- Henry Peavey in 1922
- Born: March 3, 1882
- Died: December 27, 1931 (aged 49) San Francisco, California, U.S.
- Occupations: Cook, valet

= Henry Peavey =

Hollywood cook and valet (1882–1931)

Henry Peavey (March 3, 1882 – December 27, 1931) was the cook and valet of Hollywood silent film director William Desmond Taylor. Peavey served in the first World War and worked for Taylor for six months prior to Taylor's murder in 1922.

==Employment by Taylor==
Prior to working for William Desmond Taylor, Peavey was employed by the wife of director Christy Cabanne. Peavey was hired by Taylor after he dismissed his previous butler, Edward F. Sands, for forging his signature on checks.

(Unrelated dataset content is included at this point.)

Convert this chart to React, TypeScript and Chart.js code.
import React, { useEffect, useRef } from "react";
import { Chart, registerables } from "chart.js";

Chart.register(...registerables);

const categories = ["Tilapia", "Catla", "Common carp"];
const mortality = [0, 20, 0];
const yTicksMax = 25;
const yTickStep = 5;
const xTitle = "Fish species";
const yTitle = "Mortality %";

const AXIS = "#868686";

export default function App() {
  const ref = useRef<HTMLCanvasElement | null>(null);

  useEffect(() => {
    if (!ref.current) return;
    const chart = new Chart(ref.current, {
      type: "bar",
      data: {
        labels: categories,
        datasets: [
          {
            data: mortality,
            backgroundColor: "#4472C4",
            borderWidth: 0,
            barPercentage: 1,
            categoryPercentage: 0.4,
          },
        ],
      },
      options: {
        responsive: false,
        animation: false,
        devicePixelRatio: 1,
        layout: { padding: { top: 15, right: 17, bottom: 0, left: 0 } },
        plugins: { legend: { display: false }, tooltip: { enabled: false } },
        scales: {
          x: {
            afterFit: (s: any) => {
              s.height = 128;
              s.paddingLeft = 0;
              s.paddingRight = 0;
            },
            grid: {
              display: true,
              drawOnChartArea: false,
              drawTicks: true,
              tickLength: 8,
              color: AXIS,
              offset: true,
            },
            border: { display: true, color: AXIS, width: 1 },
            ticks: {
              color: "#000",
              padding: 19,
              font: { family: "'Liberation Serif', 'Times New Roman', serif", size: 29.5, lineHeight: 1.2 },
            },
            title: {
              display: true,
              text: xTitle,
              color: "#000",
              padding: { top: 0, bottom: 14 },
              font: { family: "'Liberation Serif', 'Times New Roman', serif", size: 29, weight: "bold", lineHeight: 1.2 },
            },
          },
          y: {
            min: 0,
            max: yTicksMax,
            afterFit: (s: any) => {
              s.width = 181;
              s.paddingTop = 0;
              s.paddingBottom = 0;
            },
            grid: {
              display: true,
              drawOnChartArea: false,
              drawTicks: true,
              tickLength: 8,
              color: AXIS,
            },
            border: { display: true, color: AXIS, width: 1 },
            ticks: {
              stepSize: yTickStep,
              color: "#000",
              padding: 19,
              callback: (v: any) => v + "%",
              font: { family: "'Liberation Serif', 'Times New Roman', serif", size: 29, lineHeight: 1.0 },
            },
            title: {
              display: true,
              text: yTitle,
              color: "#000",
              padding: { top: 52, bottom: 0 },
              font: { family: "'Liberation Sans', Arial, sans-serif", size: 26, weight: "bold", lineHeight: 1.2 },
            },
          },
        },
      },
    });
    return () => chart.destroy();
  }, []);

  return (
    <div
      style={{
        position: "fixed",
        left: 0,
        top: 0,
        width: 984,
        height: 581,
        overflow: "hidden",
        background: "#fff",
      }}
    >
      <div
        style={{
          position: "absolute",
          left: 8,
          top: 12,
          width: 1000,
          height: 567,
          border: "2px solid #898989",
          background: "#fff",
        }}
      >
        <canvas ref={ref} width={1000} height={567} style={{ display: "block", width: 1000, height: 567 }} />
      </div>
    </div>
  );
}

Three days before Taylor's murder, Peavey had been arrested for "social vagrancy" and charged with being "lewd and dissolute". Taylor was scheduled to appear in court on Peavey's behalf on February 2, 1922, but was murdered the day before.

===Taylor's death===
Peavey discovered Taylor's body at 7:30 on the morning of February 2, 1922. He was repeatedly questioned by police and reporters for possible leads, but was of little help. Some Hearst reporters suspected that Peavey was withholding information, so they kidnapped him a few weeks after the crime and attempted to scare him into a confession. In a 1930 interview, Peavey expressed the widely unsupported belief that actress Mabel Normand was Taylor's killer.

Henry Peavey in 1922

==Death==
A few months after the Taylor murder, Peavey left Los Angeles and moved to San Francisco. In 1930, he was admitted to the Napa State Hospital with general paresis due to an untreated case of syphilis. He died there of tertiary syphilis on December 27, 1931.